What is Photodynamic Therapy?
Photodynamic therapy (PDT) is a type of treatment method that uses of light and special sensitizer to treat a variety of skin conditions.
Having become increasingly popular over the last 10 years, it is now one of the fore-running options to treat common disorders like actinic keratosis, acne vulgaris, and superficial skin cancers. The basis of photodynamic therapy is made up of three components: a photosensitizer, light of varying wavelengths (415 nm blue light, and 633 nm red light), and oxygen. The photosensitizer prepares the skin by allowing the cells to absorb the chemical, which produces free oxygen radicles once exposed to light. These free radicles trigger the cascade of intracellular reactions in target cells, eventually treating skin condition.
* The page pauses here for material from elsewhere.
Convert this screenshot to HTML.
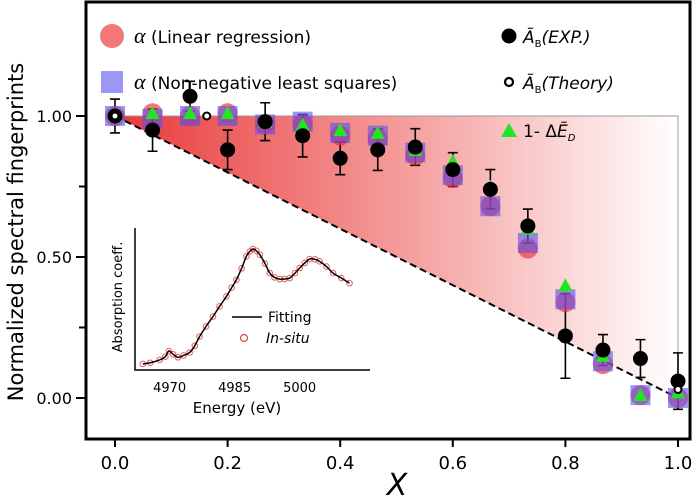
<!DOCTYPE html>
<html><head><meta charset="utf-8"><style>
html,body{margin:0;padding:0;background:#fff;}
svg{display:block;font-family:"DejaVu Sans","Liberation Sans",sans-serif;}
</style></head><body>
<svg id="chart" width="700" height="498" viewBox="0 0 700 498" xmlns="http://www.w3.org/2000/svg">
<defs>
<linearGradient id="shade" x1="0" x2="1" y1="0" y2="0">
<stop offset="0" stop-color="#e83a3a"/><stop offset="0.5" stop-color="#f59a9a"/><stop offset="1" stop-color="#ffffff"/>
</linearGradient>
</defs>
<g id="plot"></g>
</svg>
<script>
const xs = [0,0.0667,0.1333,0.2,0.2667,0.3333,0.4,0.4667,0.5333,0.6,0.6667,0.7333,0.8,0.8667,0.9333,1.0];
const expVals = [1.00,0.95,1.07,0.88,0.98,0.93,0.85,0.88,0.89,0.81,0.74,0.61,0.22,0.17,0.14,0.06];
const expErr = [0.06,0.075,0.053,0.07,0.067,0.075,0.058,0.073,0.065,0.06,0.07,0.06,0.15,0.055,0.067,0.1];
const lrVals = [1.00,1.01,1.00,1.01,0.97,0.97,0.93,0.92,0.86,0.78,0.68,0.53,0.34,0.12,0.01,0.00];
const nnlsVals = [1.00,0.99,1.00,1.00,0.97,0.98,0.94,0.93,0.87,0.79,0.68,0.55,0.35,0.13,0.01,0.00];
const dEVals = [1.00,1.01,1.01,1.01,0.98,0.97,0.95,0.94,0.88,0.84,0.75,0.60,0.40,0.15,0.01,0.02];
const theoryX = [0,0.163,1.0];
const theoryVals = [1.00,1.00,0.03];
const xTicks = ["0.0","0.2","0.4","0.6","0.8","1.0"];
const yTicks = ["0.00","0.50","1.00"];
const insetE = [4963.8,4965.5,4967.7,4969.0,4969.8,4970.8,4971.9,4973.2,4974.6,4975.8,4976.9,4978.4,4980.0,4981.5,4983.1,4984.3,4985.4,4986.6,4987.7,4988.5,4989.2,4990.0,4990.8,4992.0,4993.1,4994.2,4995.4,4996.5,4997.7,4998.9,5000.0,5001.2,5002.3,5003.5,5004.6,5006.2,5007.7,5009.6,5011.5];
const insetA = [0.05,0.06,0.083,0.11,0.157,0.13,0.105,0.12,0.144,0.2,0.276,0.36,0.442,0.525,0.608,0.68,0.746,0.84,0.939,0.98,1.0,0.985,0.953,0.88,0.801,0.765,0.751,0.752,0.76,0.8,0.843,0.885,0.917,0.915,0.898,0.855,0.801,0.76,0.718];
const insetTicks = ["4970","4985","5000"];

const NS="http://www.w3.org/2000/svg";
const g=document.getElementById('plot');
function mk(tag,attrs,parent){const e=document.createElementNS(NS,tag);for(const k in attrs)e.setAttribute(k,attrs[k]);(parent||g).appendChild(e);return e;}
const X=v=>115+v*563;
const Y=v=>398-v*282;

let e=mk('polygon',{points:`${X(0)},${Y(1)} ${X(1)},${Y(1)} ${X(1)},${Y(0)}`,fill:'url(#shade)'});


e=mk('polyline',{points:`${X(0)},${Y(1)} ${X(1)},${Y(1)} ${X(1)},${Y(0)}`,fill:'none',stroke:'#999','stroke-width':1});


e=mk('line',{x1:X(0),y1:Y(1),x2:X(1),y2:Y(0),stroke:'#000','stroke-width':2,'stroke-dasharray':'7,4'});



e=mk('rect',{x:86,y:2,width:604,height:437,fill:'none',stroke:'#000','stroke-width':3});



yTicks.forEach(t=>{const v=parseFloat(t);
 let l=mk('line',{x1:76,x2:86,y1:Y(v),y2:Y(v),stroke:'#000','stroke-width':2});
 
 
 let tx=mk('text',{x:72,y:Y(v)+6,'text-anchor':'end','font-size':16});tx.textContent=t;
 
 
});
[0.25,0.75].forEach(v=>{let l=mk('line',{x1:79,x2:86,y1:Y(v),y2:Y(v),stroke:'#000','stroke-width':2});
 
 });
xTicks.forEach(t=>{const v=parseFloat(t);
 let l=mk('line',{x1:X(v),x2:X(v),y1:439,y2:447,stroke:'#000','stroke-width':2});
 
 
 let tx=mk('text',{x:X(v),y:469,'text-anchor':'middle','font-size':18});tx.textContent=t;
 
 
});
e=mk('text',{x:397,y:495,'text-anchor':'middle','font-size':30,'font-style':'italic'});e.textContent='X';


e=mk('text',{x:0,y:0,transform:'translate(23,232) rotate(-90)','text-anchor':'middle','font-size':21});e.textContent='Normalized spectral fingerprints';



xs.forEach((x,i)=>{const cx=X(x),y1=Y(expVals[i]+expErr[i]),y2=Y(expVals[i]-expErr[i]);
 let p=mk('path',{d:`M${cx},${y1}V${y2}M${cx-5},${y1}H${cx+5}M${cx-5},${y2}H${cx+5}`,stroke:'#000','stroke-width':1.6,fill:'none'});
 
 
});
xs.forEach((x,i)=>{let c=mk('circle',{cx:X(x),cy:Y(lrVals[i]),r:10,fill:'#ee3030','fill-opacity':0.65});
 
 });
xs.forEach((x,i)=>{let r=mk('rect',{x:X(x)-10,y:Y(nnlsVals[i])-10,width:20,height:20,fill:'#5a50f0','fill-opacity':0.6});
 
 });
xs.forEach((x,i)=>{const cx=X(x),cy=Y(dEVals[i]);
 let t=mk('polygon',{points:`${cx-7},${cy+6} ${cx+7},${cy+6} ${cx},${cy-7}`,fill:'#22e622'});
 
 });
xs.forEach((x,i)=>{let c=mk('circle',{cx:X(x),cy:Y(expVals[i]),r:7.5,fill:'#000'});
 
 });
theoryX.forEach((x,i)=>{let c=mk('circle',{cx:X(x),cy:Y(theoryVals[i]),r:3.5,fill:'#fff',stroke:'#000','stroke-width':2});
 
 });

function lt(x,y,html,name,size){let t=mk('text',{x:x,y:y,'font-size':size||17});t.innerHTML=html;return t;}
e=mk('circle',{cx:112,cy:36,r:12,fill:'#ee3030','fill-opacity':0.65});
lt(134,43,'<tspan font-family="Liberation Serif,serif" font-style="italic" font-size="22">α</tspan> (Linear regression)','legend-lr-label');
e=mk('rect',{x:101,y:71,width:22,height:22,fill:'#5a50f0','fill-opacity':0.6});
lt(134,89,'<tspan font-family="Liberation Serif,serif" font-style="italic" font-size="22">α</tspan> (Non-negative least squares)','legend-nnls-label');
e=mk('circle',{cx:509,cy:36,r:7.5,fill:'#000'});
lt(523,43,'<tspan font-style="italic">Ã</tspan><tspan font-size="10" dy="4">B</tspan><tspan dy="-4" font-style="italic">(EXP.)</tspan>','legend-exp-label');
e=mk('circle',{cx:509,cy:82,r:4,fill:'#fff',stroke:'#000','stroke-width':2.2});
lt(523,89,'<tspan font-style="italic">Ã</tspan><tspan font-size="10" dy="4">B</tspan><tspan dy="-4" font-style="italic">(Theory)</tspan>','legend-theory-label');
e=mk('polygon',{points:'501,137 517,137 509,123',fill:'#22e622'});
lt(523,137,'1- Δ<tspan font-style="italic">Ẽ</tspan><tspan font-size="10" dy="4" font-style="italic">D</tspan>','legend-delta-e-label');

// inset
const IX=E=>135+(E-4962)*65/15;
const IY=a=>370-a*121;
e=mk('path',{d:'M135,228V370H370',stroke:'#000','stroke-width':1.5,fill:'none'});
insetTicks.forEach(t=>{let tx=mk('text',{x:IX(+t),y:392,'text-anchor':'middle','font-size':13});tx.textContent=t;
 
 });
e=mk('text',{x:237,y:413,'text-anchor':'middle','font-size':15});e.textContent='Energy (eV)';
e=mk('text',{x:0,y:0,transform:'translate(122,297) rotate(-90)','text-anchor':'middle','font-size':13});e.textContent='Absorption coeff.';
insetE.forEach((E,i)=>{let c=mk('circle',{cx:IX(E),cy:IY(insetA[i]),r:2.8,fill:'none',stroke:'#e86060','stroke-width':1});
 
 });
// smooth path (catmull-rom)
const P=insetE.map((E,i)=>[IX(E),IY(insetA[i])]);
let d=`M${P[0][0]},${P[0][1]}`;
for(let i=0;i<P.length-1;i++){const p0=P[Math.max(0,i-1)],p1=P[i],p2=P[i+1],p3=P[Math.min(P.length-1,i+2)];
 d+=` C${p1[0]+(p2[0]-p0[0])/6},${p1[1]+(p2[1]-p0[1])/6} ${p2[0]-(p3[0]-p1[0])/6},${p2[1]-(p3[1]-p1[1])/6} ${p2[0]},${p2[1]}`;}
e=mk('path',{d:d,fill:'none',stroke:'#000','stroke-width':1.5});

e=mk('line',{x1:232,x2:262,y1:317,y2:317,stroke:'#000','stroke-width':1.5});
lt(268,322,'Fitting','inset-legend-fitting-label',14);
e=mk('circle',{cx:244,cy:338,r:3.5,fill:'none',stroke:'#e04040','stroke-width':1.2});
lt(266,343,'<tspan font-style="italic">In-situ</tspan>','inset-legend-insitu-label',14);
</script>
</body></html>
PDT is a non-invasive, minimally painful alternative to conventional treatment methods. In the Centre for Medical and Surgical Dermatology, we provide both conventional and daylight PDT. The difference between the two methods is the type of light and light source used to activate the photosensitizer. The Methyl Aminolevulinate (MAL), also known as Metvix, or Aminolevulinic acid HCl, known as Levulan, are our sensitizers of choice. Metvix comes in a cream form and Levulan comes as a solution form which is applied to the area that needs treatment. When sensitizer is applied to the skin, it is accumulated in the highest concentrations in inflammatory, metabolically active and/or neoplastic cells, which is why they are extremely effective in treating these types of skin conditions.